The Triple Crown chase starts with Alpha
January, 9, 2012
Jan 9
11:53
AM ET
By Bob Ehalt | ESPNNewYork.com

It’s January, even if it feels like April, and with a new year comes a new array of Triple Crown hopefuls.
While many of the top-ranked 3-year-olds -- horses like Union Rags, Hansen and even Remsen winner O’Prado Again - are working on their suntans in Florida while they prep for their 3-year-old debut, here in New York the road to Louisville officially opened Saturday with the latest renewal of the Count Fleet.
Not one to be confused with the Wood Memorial, the $150,000 Count Fleet can be a stepping stone to bigger and better things, a scenario that may come to fruition through Saturday’s talented winner, Alpha.
At two, Alpha won at first asking at Saratoga and seemed one of the division’s better runners when he finished second to Union Rags in the Champagne. A nearly invisible 11th place finish in the Breeders’ Cup Juvenile relegated the Godolphin runner to the B List, but his 2 1/2-length score in the mile and 70-yard Count Fleet put him back on the fast track to Churchill Downs on the first Saturday in May.
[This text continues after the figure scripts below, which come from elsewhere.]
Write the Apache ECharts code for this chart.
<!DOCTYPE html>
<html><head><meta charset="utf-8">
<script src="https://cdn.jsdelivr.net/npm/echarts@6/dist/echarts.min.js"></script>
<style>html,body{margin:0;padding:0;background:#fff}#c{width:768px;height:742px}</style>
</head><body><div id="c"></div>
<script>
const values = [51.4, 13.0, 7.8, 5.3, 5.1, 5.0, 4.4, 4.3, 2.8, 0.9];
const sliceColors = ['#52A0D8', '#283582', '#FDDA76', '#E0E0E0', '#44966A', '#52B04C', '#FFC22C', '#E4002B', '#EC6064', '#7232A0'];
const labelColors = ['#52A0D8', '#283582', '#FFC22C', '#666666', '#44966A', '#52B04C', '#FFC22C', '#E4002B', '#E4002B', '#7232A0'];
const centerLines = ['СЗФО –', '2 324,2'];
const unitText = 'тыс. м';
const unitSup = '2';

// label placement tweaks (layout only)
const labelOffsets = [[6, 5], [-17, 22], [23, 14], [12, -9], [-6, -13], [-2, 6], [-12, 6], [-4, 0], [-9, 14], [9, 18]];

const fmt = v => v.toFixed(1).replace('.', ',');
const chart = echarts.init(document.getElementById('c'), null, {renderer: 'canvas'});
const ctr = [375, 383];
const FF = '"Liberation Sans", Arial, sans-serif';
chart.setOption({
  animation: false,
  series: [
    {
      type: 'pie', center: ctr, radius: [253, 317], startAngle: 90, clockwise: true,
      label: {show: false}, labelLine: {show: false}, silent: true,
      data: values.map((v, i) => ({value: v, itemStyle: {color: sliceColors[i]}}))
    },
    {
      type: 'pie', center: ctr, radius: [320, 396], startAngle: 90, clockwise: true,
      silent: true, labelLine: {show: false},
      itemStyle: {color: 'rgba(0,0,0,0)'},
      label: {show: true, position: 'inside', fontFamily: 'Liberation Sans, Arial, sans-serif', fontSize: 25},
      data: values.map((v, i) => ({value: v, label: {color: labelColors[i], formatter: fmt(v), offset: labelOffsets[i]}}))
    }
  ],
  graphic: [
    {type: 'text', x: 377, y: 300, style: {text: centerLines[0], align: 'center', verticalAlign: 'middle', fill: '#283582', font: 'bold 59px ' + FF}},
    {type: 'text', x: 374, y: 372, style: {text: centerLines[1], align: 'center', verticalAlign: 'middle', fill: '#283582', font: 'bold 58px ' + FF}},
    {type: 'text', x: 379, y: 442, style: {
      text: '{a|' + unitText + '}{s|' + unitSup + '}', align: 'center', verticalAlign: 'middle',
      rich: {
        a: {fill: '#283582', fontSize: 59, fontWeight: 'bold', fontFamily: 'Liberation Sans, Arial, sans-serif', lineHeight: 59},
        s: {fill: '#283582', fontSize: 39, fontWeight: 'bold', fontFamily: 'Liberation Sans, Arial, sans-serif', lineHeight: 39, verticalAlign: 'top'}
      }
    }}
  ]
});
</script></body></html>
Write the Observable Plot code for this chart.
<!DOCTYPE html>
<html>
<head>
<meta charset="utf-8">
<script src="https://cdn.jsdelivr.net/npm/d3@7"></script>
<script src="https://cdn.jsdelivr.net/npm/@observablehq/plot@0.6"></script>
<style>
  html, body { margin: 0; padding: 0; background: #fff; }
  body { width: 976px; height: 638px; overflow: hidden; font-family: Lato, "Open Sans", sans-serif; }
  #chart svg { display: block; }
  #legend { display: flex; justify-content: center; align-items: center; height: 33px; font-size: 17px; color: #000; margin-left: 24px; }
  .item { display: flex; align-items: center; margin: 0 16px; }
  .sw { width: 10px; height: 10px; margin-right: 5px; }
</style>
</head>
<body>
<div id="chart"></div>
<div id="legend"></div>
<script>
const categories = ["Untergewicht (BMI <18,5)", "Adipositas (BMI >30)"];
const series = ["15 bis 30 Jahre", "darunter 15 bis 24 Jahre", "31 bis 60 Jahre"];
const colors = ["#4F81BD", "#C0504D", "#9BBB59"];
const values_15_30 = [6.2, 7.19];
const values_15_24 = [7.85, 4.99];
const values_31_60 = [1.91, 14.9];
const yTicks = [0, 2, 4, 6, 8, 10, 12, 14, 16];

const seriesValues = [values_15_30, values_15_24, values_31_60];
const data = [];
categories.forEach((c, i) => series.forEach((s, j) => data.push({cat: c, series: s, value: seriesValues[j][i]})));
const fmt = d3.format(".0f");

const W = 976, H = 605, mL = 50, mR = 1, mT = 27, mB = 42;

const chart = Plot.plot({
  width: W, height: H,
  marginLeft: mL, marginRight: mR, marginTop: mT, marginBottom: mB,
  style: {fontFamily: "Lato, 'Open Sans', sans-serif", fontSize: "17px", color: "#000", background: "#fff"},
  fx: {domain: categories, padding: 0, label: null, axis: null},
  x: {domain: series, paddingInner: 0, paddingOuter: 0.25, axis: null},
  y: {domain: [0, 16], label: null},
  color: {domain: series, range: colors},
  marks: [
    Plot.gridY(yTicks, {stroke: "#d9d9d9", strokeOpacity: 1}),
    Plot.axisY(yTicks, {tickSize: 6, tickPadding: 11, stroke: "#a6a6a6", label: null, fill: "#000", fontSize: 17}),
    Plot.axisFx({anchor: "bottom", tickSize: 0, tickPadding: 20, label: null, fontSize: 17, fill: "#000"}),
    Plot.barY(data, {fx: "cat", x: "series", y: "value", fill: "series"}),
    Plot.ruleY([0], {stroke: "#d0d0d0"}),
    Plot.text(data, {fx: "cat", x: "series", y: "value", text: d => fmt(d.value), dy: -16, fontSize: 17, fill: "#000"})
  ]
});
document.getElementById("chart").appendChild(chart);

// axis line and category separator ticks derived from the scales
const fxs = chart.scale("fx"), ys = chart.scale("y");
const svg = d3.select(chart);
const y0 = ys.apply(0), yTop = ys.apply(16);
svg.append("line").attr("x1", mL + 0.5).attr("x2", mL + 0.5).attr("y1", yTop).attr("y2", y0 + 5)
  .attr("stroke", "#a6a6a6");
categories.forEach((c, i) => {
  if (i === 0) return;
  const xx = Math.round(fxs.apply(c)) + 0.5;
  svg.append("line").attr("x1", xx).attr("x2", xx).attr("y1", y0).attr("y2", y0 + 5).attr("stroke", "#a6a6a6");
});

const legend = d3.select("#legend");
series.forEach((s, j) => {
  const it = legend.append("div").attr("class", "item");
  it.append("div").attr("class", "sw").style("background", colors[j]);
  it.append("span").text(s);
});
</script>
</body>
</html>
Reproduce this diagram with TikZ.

“Alpha was just a great win. We’ll probably leave him there [in New York],” said trainer Kiaran McLauglin, who also won Saturday’s co-featured Busanda for 3-year-old fillies with Captivating Lass. Despite having two stakes winners on the card, McLaughlin spoke by phone from, where else, Florida. “We’ll probably go to the Withers [Feb. 4] and on to the Wood [April 7]. For sure we’ll have to talk to the Godolphin people, but that’s what we’ll look at for right now.”
Stephanoatsee looked to be a fast-closing second, but that was more reflective of the way the pacesetting Il Villano, who was exposed as a sprinter, tired in the final yards and was passed by the Graham Motion-trained Stephanoatsee. No one was beating Alpha, a 4-5 favorite, on this spring-like day in New York.
“Turning for home, he responded every time I asked him,” jockey Ramon Dominguez said. “He galloped out so strong that I had to get an outrider to pull him up. You always have to go just by what you have seen, but judging by today he should be able to handle more distance.”
And so, the Big Apple’s chase for the Kentucky Derby began rather fittingly with a horse named Alpha. Whether it will end with him is a question that most likely will not be answered until spring truly arrives.